If the denial was due to a lack of coverage for certain damages, you might need to update your policy to fill these gaps. It could be the addition of flood insurance, earthquake coverage, or an increase in your personal property coverage limit. Ensure your policy aligns with your current needs and protects your property adequately.

Documentation plays a huge role in the claims process, so make it a habit to maintain thorough records. This includes a comprehensive home inventory, receipts for expensive items, and documentation of any improvements or repairs made to the property. In case of an incident, promptly document the damage with detailed notes, photographs, and videos. This evidence can be invaluable in supporting future claims.

Promptly report any potential claims to your insurance company. Late filing is a common reason for claim denial. As soon as an incident occurs, notify your insurer, even if you’re unsure whether you’ll file a claim.

Lastly, maintain effective communication with your insurer. Be transparent about any incidents that might lead to a claim, and respond promptly to any requests for information. Building a good relationship with your insurer can go a long way in facilitating smoother claim processes in the future.

By taking these steps, you can minimize the risk of future claim denials, ensuring that your insurance policy serves its purpose – providing financial protection for your home when needed most.

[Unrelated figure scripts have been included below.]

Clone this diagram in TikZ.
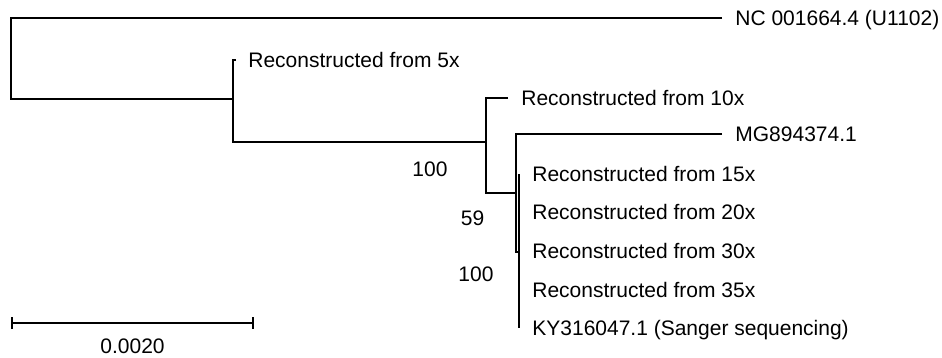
\documentclass[tikz,border=0pt]{standalone}
\usepackage{fontspec}
\setmainfont{Liberation Sans}
\usetikzlibrary{arrows.meta,positioning}
\tikzset{
  branch/.style={line width=1pt, line join=miter},
  lbl/.style   ={inner sep=0pt, text height=7.5pt, text depth=0pt,
                 font=\fontsize{10.5}{12.5}\selectfont},
  tip/.style   ={lbl, anchor=west},
  boot/.style  ={lbl, anchor=center},
  sbar/.style  ={line width=1pt, {Bar[width=6pt,line width=1pt]}-{Bar[width=6pt,line width=1pt]}},
}
\begin{document}
\begin{tikzpicture}[x=0.5pt, y=-0.5pt]
  \useasboundingbox (0,0) rectangle (942,358);

  % inner nodes of the tree
  \coordinate (r)  at (11,60);
  \coordinate (n1) at (233,99);
  \coordinate (n2) at (486,142);
  \coordinate (n3) at (516,193);
  \coordinate (n4) at (519,252);

  % leaves
  \coordinate (tNC)  at (722,18);
  \coordinate (t5)   at (236,60);
  \coordinate (t10)  at (508,98);
  \coordinate (tMG)  at (722,134);
  \coordinate (t15)  at (519,174);
  \coordinate (t20)  at (519,212);
  \coordinate (t30)  at (519,251);
  \coordinate (t35)  at (519,290);
  \coordinate (tKY)  at (519,328);

  \draw[branch] (tNC) -| (r) |- (n1);
  \draw[branch] (t5)  -| (n1) |- (n2);
  \draw[branch] (t10) -| (n2) |- (n3);
  \draw[branch] (tMG) -| (n3) |- (n4);
  \draw[branch] (t15) -- (tKY);

  \node[tip, right=6.5pt of tNC] (lNC) {NC 001664.4 (U1102)};
  \node[tip, right=6pt of t5]  (l5)  {Reconstructed from 5x};
  \node[tip, right=6.5pt of t10] (l10) {Reconstructed from 10x};
  \node[tip, right=6.5pt of tMG] (lMG) {MG894374.1};
  \node[tip, right=6.5pt of t15] (l15) {Reconstructed from 15x};
  \node[tip, right=6.5pt of t20] (l20) {Reconstructed from 20x};
  \node[tip, right=6.5pt of t30] (l30) {Reconstructed from 30x};
  \node[tip, right=6.5pt of t35] (l35) {Reconstructed from 35x};
  \node[tip, right=6.5pt of tKY] (lKY) {KY316047.1 (Sanger sequencing)};

  % bootstrap values
  \node[boot] (bs1) at (430,169) {100};
  \node[boot] (bs2) at (472.5,217.5) {59};
  \node[boot] (bs3) at (476,274) {100};

  % scale bar
  \coordinate (sbL) at (11,323);
  \coordinate (sbR) at (254,323);
  \draw[sbar] (sbL) -- (sbR);
  \node[boot] (sbT) at (132.5,346) {0.0020};
\end{tikzpicture}
\end{document}
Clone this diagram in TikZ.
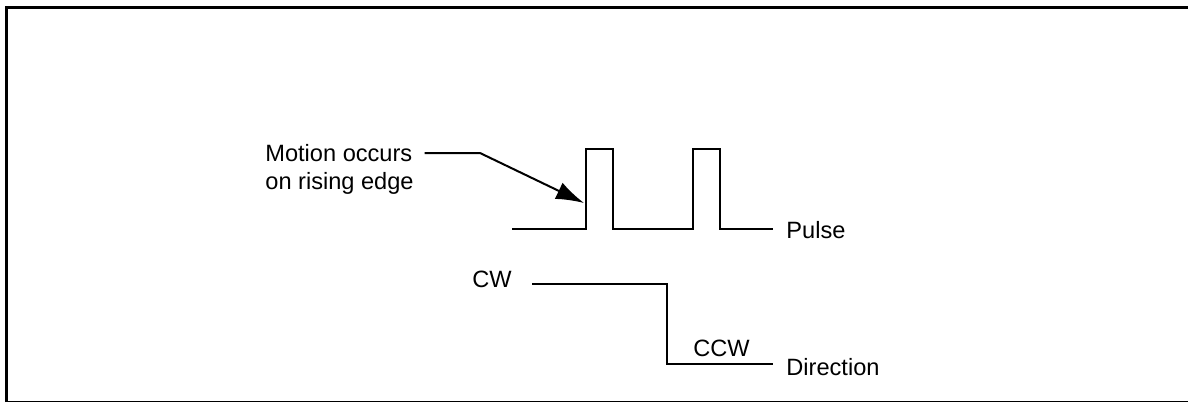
\documentclass[tikz,border=0pt]{standalone}
\usepackage{fontspec}
\setmainfont{Liberation Sans}
\usetikzlibrary{arrows.meta}

\tikzset{
  lbl/.style={anchor=base west,inner sep=0pt,font=\fontsize{11.8}{14}\selectfont},
  wave/.style={line width=1pt,line join=miter},
}

\begin{document}
\begin{tikzpicture}[x=0.5pt,y=0.5pt,yscale=-1,xscale=1]
\useasboundingbox (0,0) rectangle (1188,402);

%Frame
\draw [line width=1.5pt] (6.5,402) -- (6.5,7) -- (1188,7) ;
\draw [line width=0.6pt] (6.5,401.3) -- (1188,401.3) ;

% Text Node
\node [lbl] (motion) at (265,161) {Motion occurs};
% Text Node
\node [lbl] (rising) at (265,189) {on rising edge};
% Text Node
\node [lbl] (pulse) at (786,238) {Pulse};
% Text Node
\node [lbl] (cw) at (472,287) {CW};
% Text Node
\node [lbl] (ccw) at (693,356) {CCW};
% Text Node
\node [lbl] (dir) at (786,375) {Direction};

%Pulse train
\draw [wave] (512,229) -- (586,229) -- (586,149) -- (613,149) -- (613,229) -- (693,229) -- (693,149) -- (720,149) -- (720,229) -- (773,229) ;
\coordinate (edge) at (584,203);

%Direction
\draw [wave] (532,284) -- (667,284) -- (667,364) -- (773,364) ;

% Connection
\draw [line width=1pt,-{Latex[length=14pt,width=9pt]}] ([xshift=6pt]motion.east |- 0,153) -- (480,153) -- (edge) ;

\end{tikzpicture}
\end{document}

Facing a denied home insurance claim can be disheartening and challenging. But armed with knowledge and determination, you can navigate this situation and potentially overturn the denial. The key lies in understanding your policy, gathering strong supporting evidence, following the appropriate appeals process, and considering professional help when necessary. Your persistence and understanding of the process will go a long way in reaching a fair resolution.